We echo the existing Federal tribal nations of Mashpee and Aquinnah in recognizing these lands and waters as important Relations with which we are all interconnected and dependent on to sustain our life, culture, and well-being. Mashpee and Aquinnah were places of refuge for tribal communities on Cape Cod and beyond, and who encourage responsible and sustainable stewardship of Turtle Island.

This Land Acknowledgement was prepared by Elizabeth James-Perry, a traditional and contemporary Native American visual artist, and one of our Spring 2021 Residents.

Elizabeth James Perry, “Decolonized Map of New England”, 2020, Watercolor and graphite on paper, Fruitlands Museum Collection


“Twenty Summers shouldn’t, technically, exist at all. Twenty Summers takes place in an historic barn at the end of an obscure little street, on top of a hill, reached by way of a narrow dirt path.

And yet, Twenty Summers has been packing them in since its first season, in 2014. People find the obscure street, people climb the little path, for the poetry and music, the art and conversation.

It makes sense, in its nonsensical way, in Provincetown, which has always maintained only a passing acquaintance with that which is technically impossible.
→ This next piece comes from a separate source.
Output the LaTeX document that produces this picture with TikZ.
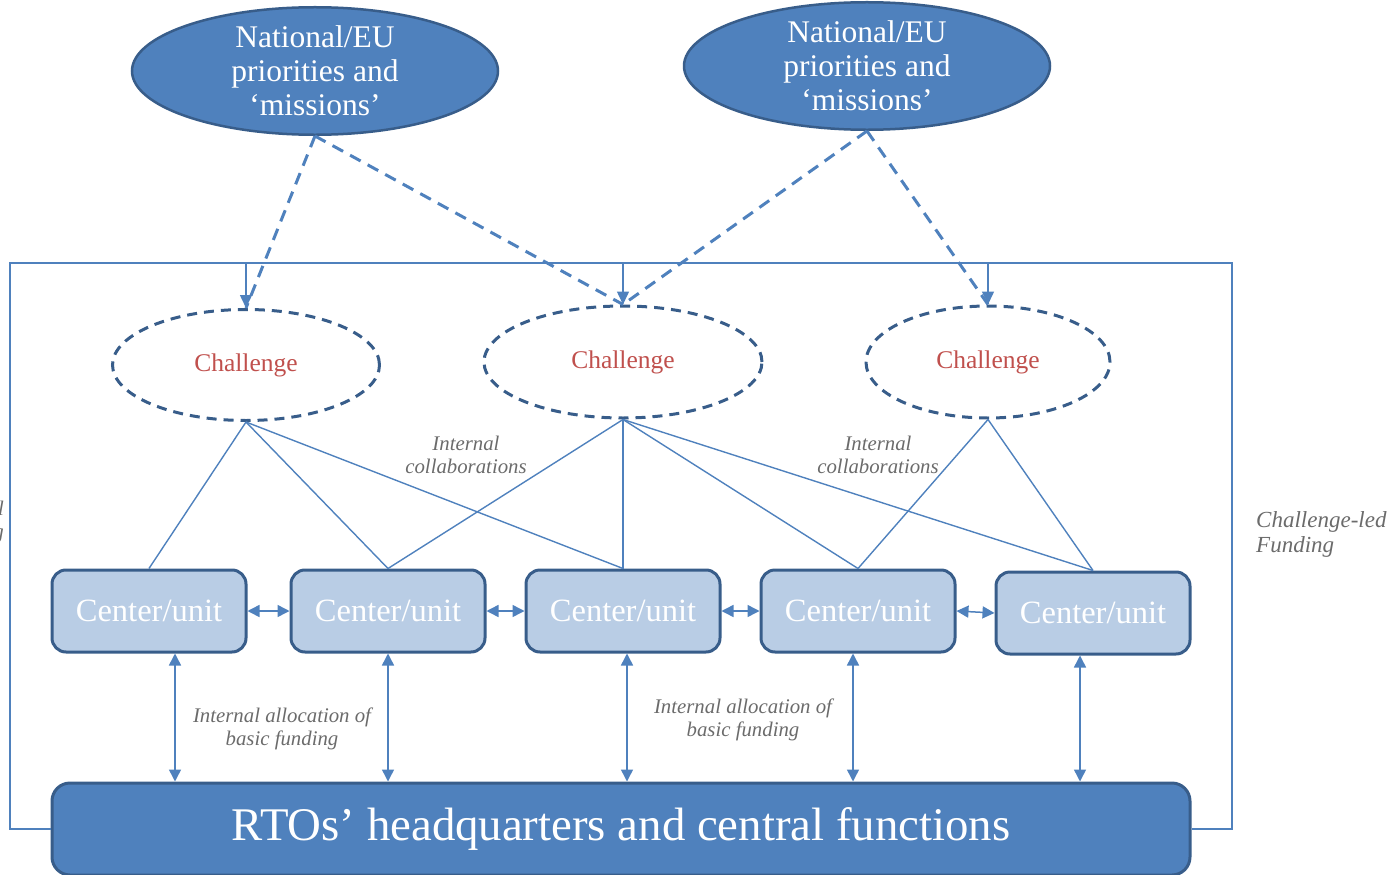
\documentclass[tikz,border=0pt]{standalone}
\usepackage{fontspec}
\setmainfont{Liberation Serif}
\usetikzlibrary{shapes.geometric,arrows.meta}

\definecolor{midblue}{HTML}{4F81BD}
\definecolor{darkblue}{HTML}{385D8A}
\definecolor{lightblue}{HTML}{B9CDE5}
\definecolor{chalred}{HTML}{C0504D}
\definecolor{notegray}{HTML}{6B6B6B}

\tikzset{
  prio/.style={ellipse, fill=midblue, draw=darkblue, line width=2.5pt, text=white,
    align=center, inner sep=0pt, minimum width=366pt, minimum height=116pt,
    font=\fontsize{31.5}{34}\selectfont},
  chal/.style={ellipse, draw=darkblue, line width=3pt, dash pattern=on 10pt off 7pt,
    text=chalred, inner sep=0pt, font=\fontsize{25.5}{28}\selectfont},
  unitbox/.style={rounded corners=14pt, fill=lightblue, draw=darkblue, line width=3pt,
    text=white, minimum width=194pt, minimum height=82pt, inner sep=0pt,
    font=\fontsize{32.5}{36}\selectfont},
  hqbox/.style={rounded corners=18pt, fill=midblue, draw=darkblue, line width=3pt,
    text=white, minimum width=1138pt, minimum height=92pt, inner sep=0pt,
    font=\fontsize{46.8}{52}\selectfont},
  lnk/.style={draw=midblue, line width=1.4pt},
  dlnk/.style={draw=midblue, line width=3pt, dash pattern=on 12pt off 8pt},
  frame/.style={draw=midblue, line width=1.5pt},
  arr/.style={draw=midblue, line width=1.5pt, -{Triangle[length=13pt,width=12pt]}},
  darr/.style={draw=midblue, line width=1.5pt,
    {Triangle[length=12pt,width=12pt]}-{Triangle[length=12pt,width=12pt]}},
  note/.style={text=notegray, align=center, inner sep=0pt,
    font=\fontsize{20.8}{23}\selectfont\itshape},
}

\begin{document}
\begin{tikzpicture}[x=1pt, y=-1pt]
  \useasboundingbox (0,0) rectangle (1390,875);

  % priorities
  \node[prio] (P1) at (315,71) {National/EU\\priorities and\\‘missions’};
  \node[prio] (P2) at (867,66) {National/EU\\priorities and\\‘missions’};

  % challenges
  \node[chal, minimum width=267pt, minimum height=111pt] (C1) at (246,365) {Challenge};
  \node[chal, minimum width=278pt, minimum height=112pt] (C2) at (623,362) {Challenge};
  \node[chal, minimum width=244pt, minimum height=112pt] (C3) at (988,362) {Challenge};

  % centres / units
  \node[unitbox] (U1) at (149,611) {Center/unit};
  \node[unitbox] (U2) at (388,611) {Center/unit};
  \node[unitbox] (U3) at (623,611) {Center/unit};
  \node[unitbox] (U4) at (858,611) {Center/unit};
  \node[unitbox] (U5) at (1093,613) {Center/unit};

  % headquarters
  \node[hqbox] (HQ) at (621,829) {RTOs’ headquarters and central functions};

  % funding frame
  \coordinate (ftl) at (10,263);
  \coordinate (ftr) at (1232,263);
  \draw[frame] (HQ.west) -| (ftl) -- (ftr) |- (HQ.east);
  \coordinate (t1) at (C1.north |- ftl);
  \coordinate (t2) at (C2.north |- ftl);
  \coordinate (t3) at (C3.north |- ftl);
  \draw[arr] (t1) -- (C1.north);
  \draw[arr] (t2) -- (C2.north);
  \draw[arr] (t3) -- (C3.north);

  % priorities to challenges
  \draw[dlnk] (P1.south) -- (C1.north);
  \draw[dlnk] (P1.south) -- (C2.north);
  \draw[dlnk] (P2.south) -- (C2.north);
  \draw[dlnk] (P2.south) -- (C3.north);

  % challenges to units
  \draw[lnk] (C1.south) -- (U1.north);
  \draw[lnk] (C1.south) -- (U2.north);
  \draw[lnk] (C1.south) -- (U3.north);
  \draw[lnk] (C2.south) -- (U2.north);
  \draw[lnk] (C2.south) -- (U3.north);
  \draw[lnk] (C2.south) -- (U4.north);
  \draw[lnk] (C2.south) -- (U5.north);
  \draw[lnk] (C3.south) -- (U4.north);
  \draw[lnk] (C3.south) -- (U5.north);

  % collaboration between units
  \draw[darr] (U1.east) -- (U2.west);
  \draw[darr] (U2.east) -- (U3.west);
  \draw[darr] (U3.east) -- (U4.west);
  \draw[darr] (U4.east) -- (U5.west);

  % basic funding links
  \coordinate (v1) at (175,0);
  \coordinate (v2) at (388,0);
  \coordinate (v3) at (627,0);
  \coordinate (v4) at (853,0);
  \coordinate (v5) at (1080,0);
  \draw[darr] (v1 |- U1.south) -- (v1 |- HQ.north);
  \draw[darr] (v2 |- U2.south) -- (v2 |- HQ.north);
  \draw[darr] (v3 |- U3.south) -- (v3 |- HQ.north);
  \draw[darr] (v4 |- U4.south) -- (v4 |- HQ.north);
  \draw[darr] (v5 |- U5.south) -- (v5 |- HQ.north);

  % labels
  \node[note] (n1) at (466,455) {Internal\\collaborations};
  \node[note] (n2) at (878,455) {Internal\\collaborations};
  \node[note] (n3) at (282,729) {Internal allocation of\\basic funding};
  \node[note] (n4) at (743,720) {Internal allocation of\\basic funding};
  \node[note, align=left, anchor=west, font=\fontsize{23}{25}\selectfont\itshape]
    (n5) at (1256,534) {Challenge-led\\Funding};
  \node[note, align=right, anchor=east] (n6) at (4,522) {Institutional\\funding};
\end{tikzpicture}
\end{document}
Art, however, will always be on the endangered species list, even as it continues to demonstrate its necessity to the human ecosystem. Even as people seek it out in remote and challenging places.

Thank you for supporting Twenty Summers. Thank you for whatever you’re doing to help keep its lights on, the lights at the top of a hill; the lights that demonstrate, for a month every summer, the ongoing life of our shared desire to know, to consider, to feel more than we’re technically supposed to.”